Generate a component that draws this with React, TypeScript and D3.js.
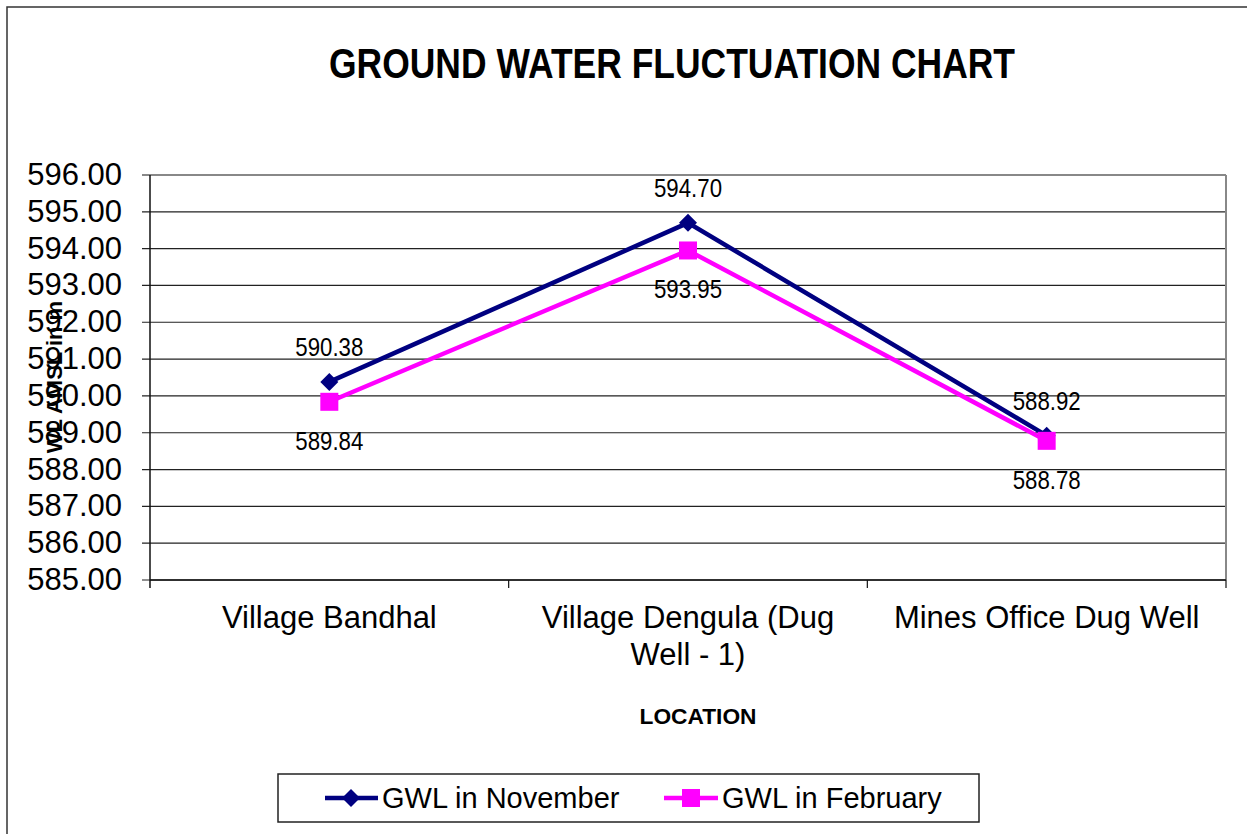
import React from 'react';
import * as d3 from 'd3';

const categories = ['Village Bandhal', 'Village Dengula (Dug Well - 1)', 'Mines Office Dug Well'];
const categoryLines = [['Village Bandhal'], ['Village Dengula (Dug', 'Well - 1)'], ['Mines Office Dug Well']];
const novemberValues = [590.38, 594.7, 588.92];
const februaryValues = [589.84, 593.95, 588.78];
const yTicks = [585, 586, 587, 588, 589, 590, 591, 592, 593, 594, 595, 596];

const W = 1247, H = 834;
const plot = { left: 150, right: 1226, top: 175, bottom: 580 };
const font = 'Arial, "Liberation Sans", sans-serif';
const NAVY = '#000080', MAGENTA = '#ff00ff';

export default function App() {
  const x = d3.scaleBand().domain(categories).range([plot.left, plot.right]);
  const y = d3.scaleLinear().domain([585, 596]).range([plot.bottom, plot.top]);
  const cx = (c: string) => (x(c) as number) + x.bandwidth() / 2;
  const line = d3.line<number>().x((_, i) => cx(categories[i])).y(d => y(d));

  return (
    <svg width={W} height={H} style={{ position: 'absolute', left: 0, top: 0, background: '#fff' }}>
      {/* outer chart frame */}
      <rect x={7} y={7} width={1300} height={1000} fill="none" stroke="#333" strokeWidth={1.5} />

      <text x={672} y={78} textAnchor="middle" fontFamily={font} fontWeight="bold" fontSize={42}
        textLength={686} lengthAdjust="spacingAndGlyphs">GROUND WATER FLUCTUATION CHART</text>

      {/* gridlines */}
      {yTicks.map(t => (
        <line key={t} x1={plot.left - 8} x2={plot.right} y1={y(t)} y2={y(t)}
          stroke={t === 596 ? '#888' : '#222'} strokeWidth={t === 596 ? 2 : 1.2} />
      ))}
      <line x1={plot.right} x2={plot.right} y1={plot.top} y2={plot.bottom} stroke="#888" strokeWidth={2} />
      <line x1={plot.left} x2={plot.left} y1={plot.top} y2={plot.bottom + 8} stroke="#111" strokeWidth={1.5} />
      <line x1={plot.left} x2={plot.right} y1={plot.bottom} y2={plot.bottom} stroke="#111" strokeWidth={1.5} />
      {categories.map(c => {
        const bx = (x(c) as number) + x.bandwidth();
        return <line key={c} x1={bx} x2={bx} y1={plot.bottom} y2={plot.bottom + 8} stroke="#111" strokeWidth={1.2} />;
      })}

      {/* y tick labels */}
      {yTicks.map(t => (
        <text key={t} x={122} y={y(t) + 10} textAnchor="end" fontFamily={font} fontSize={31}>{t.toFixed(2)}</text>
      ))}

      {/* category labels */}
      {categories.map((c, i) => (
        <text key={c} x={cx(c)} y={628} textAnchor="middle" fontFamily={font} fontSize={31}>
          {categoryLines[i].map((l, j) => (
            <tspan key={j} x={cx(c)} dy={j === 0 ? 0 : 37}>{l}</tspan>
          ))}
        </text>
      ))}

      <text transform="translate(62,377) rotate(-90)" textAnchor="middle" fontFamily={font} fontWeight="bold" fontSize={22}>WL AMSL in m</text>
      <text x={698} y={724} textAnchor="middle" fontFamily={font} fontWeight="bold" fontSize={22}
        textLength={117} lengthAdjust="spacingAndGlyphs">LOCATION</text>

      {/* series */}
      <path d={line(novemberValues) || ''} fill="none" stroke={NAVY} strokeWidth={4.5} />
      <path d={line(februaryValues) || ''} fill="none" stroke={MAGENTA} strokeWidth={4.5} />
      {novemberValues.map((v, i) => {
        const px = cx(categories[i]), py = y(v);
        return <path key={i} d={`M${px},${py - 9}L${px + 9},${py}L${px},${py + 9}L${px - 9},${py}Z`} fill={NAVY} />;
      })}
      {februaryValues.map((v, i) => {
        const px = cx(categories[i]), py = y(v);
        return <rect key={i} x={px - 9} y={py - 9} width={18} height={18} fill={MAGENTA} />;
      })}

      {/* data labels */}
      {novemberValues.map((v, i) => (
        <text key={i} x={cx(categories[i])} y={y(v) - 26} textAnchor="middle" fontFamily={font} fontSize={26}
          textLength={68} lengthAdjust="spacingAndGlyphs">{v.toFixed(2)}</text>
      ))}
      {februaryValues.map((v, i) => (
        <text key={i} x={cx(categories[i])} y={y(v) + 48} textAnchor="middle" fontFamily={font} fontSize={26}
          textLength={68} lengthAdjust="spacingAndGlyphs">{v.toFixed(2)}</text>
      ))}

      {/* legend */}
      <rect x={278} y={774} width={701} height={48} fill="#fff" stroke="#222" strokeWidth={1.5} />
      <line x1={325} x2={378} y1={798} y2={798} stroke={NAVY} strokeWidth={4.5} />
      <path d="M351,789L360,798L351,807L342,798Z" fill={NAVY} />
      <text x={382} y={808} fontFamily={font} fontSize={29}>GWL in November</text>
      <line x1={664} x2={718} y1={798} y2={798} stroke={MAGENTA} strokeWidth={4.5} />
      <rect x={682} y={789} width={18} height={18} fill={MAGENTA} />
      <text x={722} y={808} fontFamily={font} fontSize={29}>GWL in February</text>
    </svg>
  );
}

┄┄┄┄┄┄┄┄┄┄

### WHAT YOU WILL DO
Pictures are excluded: retype only the lines from the beginning of the listing above through the line with "594, 595, 596];", both included.

### RESULT BELOW
Generate a component that draws this with React, TypeScript and D3.js.
import React from 'react';
import * as d3 from 'd3';

const categories = ['Village Bandhal', 'Village Dengula (Dug Well - 1)', 'Mines Office Dug Well'];
const categoryLines = [['Village Bandhal'], ['Village Dengula (Dug', 'Well - 1)'], ['Mines Office Dug Well']];
const novemberValues = [590.38, 594.7, 588.92];
const februaryValues = [589.84, 593.95, 588.78];
const yTicks = [585, 586, 587, 588, 589, 590, 591, 592, 593, 594, 595, 596];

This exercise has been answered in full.